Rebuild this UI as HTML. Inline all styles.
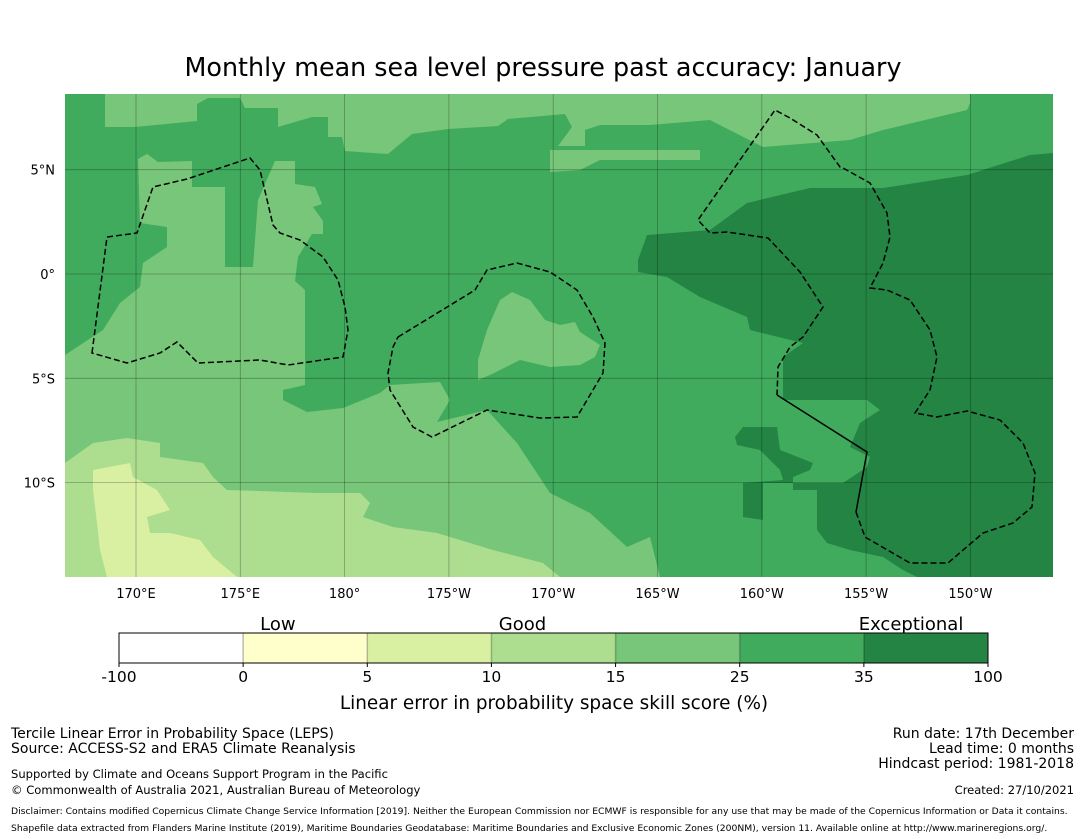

...

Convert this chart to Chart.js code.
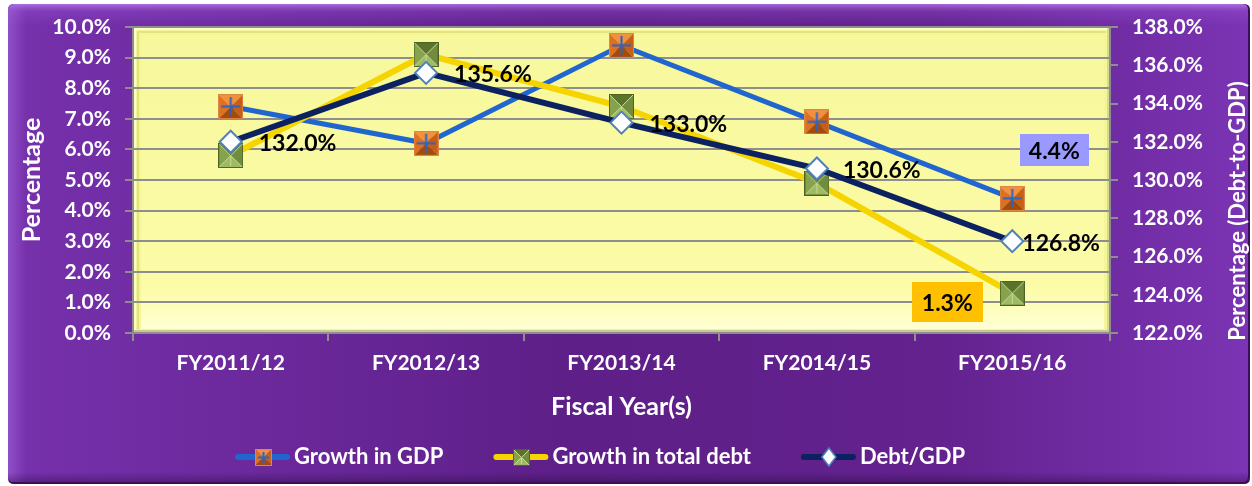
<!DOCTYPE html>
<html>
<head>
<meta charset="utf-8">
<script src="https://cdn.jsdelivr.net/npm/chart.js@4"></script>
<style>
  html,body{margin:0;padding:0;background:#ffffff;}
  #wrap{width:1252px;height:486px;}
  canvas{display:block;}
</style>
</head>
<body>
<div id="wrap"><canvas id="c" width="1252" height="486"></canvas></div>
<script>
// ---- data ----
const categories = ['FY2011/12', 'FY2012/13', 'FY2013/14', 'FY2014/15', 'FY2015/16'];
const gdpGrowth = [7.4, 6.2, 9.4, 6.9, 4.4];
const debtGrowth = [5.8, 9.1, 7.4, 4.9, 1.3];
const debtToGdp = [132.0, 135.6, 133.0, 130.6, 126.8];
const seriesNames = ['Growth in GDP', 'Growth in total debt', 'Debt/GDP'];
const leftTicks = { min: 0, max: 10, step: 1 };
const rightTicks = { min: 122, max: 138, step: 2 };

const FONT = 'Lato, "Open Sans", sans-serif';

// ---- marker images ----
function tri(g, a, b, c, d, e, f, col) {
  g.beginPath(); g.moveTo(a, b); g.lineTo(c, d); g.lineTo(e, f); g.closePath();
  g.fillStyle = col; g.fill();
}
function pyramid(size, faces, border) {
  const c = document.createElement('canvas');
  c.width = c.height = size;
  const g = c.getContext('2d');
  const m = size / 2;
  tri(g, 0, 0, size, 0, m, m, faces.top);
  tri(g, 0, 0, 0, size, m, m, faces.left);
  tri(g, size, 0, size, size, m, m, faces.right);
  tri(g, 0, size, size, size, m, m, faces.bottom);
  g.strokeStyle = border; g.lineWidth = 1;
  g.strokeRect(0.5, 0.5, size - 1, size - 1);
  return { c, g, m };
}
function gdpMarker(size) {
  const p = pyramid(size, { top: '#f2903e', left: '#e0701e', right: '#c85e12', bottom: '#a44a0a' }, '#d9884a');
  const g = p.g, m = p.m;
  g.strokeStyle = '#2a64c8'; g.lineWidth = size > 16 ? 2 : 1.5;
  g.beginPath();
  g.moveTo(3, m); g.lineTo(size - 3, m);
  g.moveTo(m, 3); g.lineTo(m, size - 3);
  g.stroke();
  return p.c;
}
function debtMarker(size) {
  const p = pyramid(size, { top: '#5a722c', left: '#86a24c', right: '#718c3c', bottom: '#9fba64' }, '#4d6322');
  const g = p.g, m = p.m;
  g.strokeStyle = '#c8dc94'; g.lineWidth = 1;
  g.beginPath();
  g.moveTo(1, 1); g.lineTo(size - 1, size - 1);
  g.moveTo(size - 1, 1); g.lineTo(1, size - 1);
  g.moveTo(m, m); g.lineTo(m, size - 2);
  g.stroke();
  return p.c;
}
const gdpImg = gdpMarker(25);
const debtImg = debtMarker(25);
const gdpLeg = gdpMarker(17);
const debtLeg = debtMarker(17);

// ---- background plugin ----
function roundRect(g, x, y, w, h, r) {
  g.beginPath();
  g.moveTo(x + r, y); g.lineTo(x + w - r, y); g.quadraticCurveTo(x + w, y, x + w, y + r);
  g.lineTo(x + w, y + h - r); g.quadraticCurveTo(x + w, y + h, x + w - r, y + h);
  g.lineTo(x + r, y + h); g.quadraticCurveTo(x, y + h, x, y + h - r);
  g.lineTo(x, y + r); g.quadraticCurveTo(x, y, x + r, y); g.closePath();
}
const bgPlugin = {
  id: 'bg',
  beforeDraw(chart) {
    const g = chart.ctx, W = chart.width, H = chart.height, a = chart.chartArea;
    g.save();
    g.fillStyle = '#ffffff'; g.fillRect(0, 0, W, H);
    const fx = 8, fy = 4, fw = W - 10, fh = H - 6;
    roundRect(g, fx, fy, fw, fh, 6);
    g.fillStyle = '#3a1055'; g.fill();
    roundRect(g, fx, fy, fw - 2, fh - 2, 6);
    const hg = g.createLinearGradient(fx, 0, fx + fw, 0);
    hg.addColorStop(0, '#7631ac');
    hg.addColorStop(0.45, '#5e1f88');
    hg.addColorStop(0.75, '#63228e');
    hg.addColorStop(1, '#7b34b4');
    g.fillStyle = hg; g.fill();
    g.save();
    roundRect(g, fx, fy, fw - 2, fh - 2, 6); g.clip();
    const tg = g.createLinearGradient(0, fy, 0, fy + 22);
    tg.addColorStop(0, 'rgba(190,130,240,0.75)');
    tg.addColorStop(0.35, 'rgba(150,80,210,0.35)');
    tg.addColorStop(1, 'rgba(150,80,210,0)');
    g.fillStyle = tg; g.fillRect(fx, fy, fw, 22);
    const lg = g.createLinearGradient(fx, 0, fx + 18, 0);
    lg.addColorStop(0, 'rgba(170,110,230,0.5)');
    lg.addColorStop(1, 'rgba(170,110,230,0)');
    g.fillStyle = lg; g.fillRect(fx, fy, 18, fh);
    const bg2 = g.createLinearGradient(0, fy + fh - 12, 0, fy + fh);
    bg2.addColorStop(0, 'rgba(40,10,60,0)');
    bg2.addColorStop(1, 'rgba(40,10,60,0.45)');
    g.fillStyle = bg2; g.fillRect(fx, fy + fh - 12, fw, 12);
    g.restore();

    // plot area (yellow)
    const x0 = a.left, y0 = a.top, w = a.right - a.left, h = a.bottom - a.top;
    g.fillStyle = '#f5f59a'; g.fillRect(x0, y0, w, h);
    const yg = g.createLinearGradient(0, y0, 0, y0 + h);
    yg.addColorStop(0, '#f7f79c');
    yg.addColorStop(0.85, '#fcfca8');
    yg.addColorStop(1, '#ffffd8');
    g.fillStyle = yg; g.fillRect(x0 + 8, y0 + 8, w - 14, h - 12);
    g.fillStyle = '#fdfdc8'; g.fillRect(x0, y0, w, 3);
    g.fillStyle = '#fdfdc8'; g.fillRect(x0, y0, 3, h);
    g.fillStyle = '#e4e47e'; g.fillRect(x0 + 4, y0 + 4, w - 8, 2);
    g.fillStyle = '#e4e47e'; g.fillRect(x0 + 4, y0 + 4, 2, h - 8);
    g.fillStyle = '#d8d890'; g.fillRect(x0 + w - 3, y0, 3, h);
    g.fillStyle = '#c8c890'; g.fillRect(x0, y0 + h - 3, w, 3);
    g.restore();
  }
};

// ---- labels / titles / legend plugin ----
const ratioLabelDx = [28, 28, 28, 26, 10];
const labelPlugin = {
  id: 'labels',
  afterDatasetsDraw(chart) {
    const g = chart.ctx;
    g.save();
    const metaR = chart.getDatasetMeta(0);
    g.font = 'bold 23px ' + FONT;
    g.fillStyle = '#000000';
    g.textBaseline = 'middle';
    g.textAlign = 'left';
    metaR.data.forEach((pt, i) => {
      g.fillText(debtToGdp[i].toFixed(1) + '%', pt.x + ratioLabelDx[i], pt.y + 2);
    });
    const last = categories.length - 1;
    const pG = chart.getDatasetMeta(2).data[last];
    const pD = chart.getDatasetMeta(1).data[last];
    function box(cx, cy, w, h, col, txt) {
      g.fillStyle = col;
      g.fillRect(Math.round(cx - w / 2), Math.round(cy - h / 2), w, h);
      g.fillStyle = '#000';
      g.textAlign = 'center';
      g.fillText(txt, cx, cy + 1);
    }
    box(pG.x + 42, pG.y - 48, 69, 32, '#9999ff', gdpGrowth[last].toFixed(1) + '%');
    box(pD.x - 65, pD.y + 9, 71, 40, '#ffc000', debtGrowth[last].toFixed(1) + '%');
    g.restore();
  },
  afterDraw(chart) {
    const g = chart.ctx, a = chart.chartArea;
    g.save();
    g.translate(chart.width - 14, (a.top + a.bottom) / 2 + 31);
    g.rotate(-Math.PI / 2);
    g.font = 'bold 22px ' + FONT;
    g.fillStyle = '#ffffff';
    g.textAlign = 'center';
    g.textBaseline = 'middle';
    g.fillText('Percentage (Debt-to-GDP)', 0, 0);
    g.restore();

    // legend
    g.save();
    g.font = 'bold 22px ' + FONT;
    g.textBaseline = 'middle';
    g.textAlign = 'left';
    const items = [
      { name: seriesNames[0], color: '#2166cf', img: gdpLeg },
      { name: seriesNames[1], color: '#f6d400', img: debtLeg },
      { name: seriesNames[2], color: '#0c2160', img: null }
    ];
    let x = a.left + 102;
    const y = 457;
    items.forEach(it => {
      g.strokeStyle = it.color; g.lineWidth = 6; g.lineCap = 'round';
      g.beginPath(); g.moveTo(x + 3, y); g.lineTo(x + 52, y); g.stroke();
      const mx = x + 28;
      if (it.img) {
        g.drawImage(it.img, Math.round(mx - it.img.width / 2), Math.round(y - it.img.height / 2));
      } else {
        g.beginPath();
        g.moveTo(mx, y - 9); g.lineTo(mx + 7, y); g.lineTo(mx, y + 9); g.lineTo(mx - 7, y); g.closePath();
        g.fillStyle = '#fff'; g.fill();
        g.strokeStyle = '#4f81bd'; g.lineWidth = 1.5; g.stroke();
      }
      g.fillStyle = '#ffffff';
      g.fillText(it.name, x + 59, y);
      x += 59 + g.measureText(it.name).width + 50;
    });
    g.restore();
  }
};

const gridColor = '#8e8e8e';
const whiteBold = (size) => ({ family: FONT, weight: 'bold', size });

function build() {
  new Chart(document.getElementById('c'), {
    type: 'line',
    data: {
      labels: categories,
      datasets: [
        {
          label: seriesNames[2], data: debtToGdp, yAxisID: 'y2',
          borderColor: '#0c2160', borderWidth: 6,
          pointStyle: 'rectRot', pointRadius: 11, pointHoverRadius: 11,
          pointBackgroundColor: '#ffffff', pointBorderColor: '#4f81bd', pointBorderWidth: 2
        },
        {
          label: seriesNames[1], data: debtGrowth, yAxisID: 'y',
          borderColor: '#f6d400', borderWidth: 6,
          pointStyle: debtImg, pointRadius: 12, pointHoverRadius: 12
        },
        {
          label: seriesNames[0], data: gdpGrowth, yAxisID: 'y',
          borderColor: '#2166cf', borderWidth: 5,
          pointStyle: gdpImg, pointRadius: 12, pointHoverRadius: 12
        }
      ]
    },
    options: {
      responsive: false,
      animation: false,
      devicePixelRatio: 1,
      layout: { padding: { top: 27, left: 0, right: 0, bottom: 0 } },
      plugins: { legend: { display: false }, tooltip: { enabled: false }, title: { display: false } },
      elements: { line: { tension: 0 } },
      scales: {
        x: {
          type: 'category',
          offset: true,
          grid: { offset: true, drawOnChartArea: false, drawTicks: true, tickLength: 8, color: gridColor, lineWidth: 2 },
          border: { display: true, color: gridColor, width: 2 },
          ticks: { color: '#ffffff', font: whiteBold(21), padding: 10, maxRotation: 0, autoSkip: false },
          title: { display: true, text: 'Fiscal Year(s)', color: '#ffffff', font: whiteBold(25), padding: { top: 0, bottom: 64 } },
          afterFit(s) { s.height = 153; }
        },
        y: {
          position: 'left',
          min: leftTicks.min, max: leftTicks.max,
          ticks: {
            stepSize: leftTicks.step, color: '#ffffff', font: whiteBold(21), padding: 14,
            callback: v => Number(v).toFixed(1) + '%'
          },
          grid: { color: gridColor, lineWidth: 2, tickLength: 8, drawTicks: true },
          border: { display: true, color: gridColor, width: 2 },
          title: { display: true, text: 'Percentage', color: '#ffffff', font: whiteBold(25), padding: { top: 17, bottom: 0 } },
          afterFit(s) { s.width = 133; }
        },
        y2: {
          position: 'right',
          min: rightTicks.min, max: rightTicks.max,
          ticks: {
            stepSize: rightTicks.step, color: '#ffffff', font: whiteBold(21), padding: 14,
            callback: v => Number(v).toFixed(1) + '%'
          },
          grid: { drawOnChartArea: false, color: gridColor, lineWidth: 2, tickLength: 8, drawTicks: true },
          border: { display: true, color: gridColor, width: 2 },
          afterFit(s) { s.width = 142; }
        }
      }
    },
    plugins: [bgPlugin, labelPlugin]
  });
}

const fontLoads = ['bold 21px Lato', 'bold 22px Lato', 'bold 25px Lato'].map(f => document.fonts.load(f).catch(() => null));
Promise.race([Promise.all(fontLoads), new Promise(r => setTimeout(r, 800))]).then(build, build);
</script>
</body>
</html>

> _Task statement_
Skip the pictures and repeat, word for word, the lines from the one containing "Convert this chart to Chart.js code." to the one containing "138, step: 2", keeping both of those lines.

> _Exercise response_
Convert this chart to Chart.js code.
<!DOCTYPE html>
<html>
<head>
<meta charset="utf-8">
<script src="https://cdn.jsdelivr.net/npm/chart.js@4"></script>
<style>
  html,body{margin:0;padding:0;background:#ffffff;}
  #wrap{width:1252px;height:486px;}
  canvas{display:block;}
</style>
</head>
<body>
<div id="wrap"><canvas id="c" width="1252" height="486"></canvas></div>
<script>
// ---- data ----
const categories = ['FY2011/12', 'FY2012/13', 'FY2013/14', 'FY2014/15', 'FY2015/16'];
const gdpGrowth = [7.4, 6.2, 9.4, 6.9, 4.4];
const debtGrowth = [5.8, 9.1, 7.4, 4.9, 1.3];
const debtToGdp = [132.0, 135.6, 133.0, 130.6, 126.8];
const seriesNames = ['Growth in GDP', 'Growth in total debt', 'Debt/GDP'];
const leftTicks = { min: 0, max: 10, step: 1 };
const rightTicks = { min: 122, max: 138, step: 2 };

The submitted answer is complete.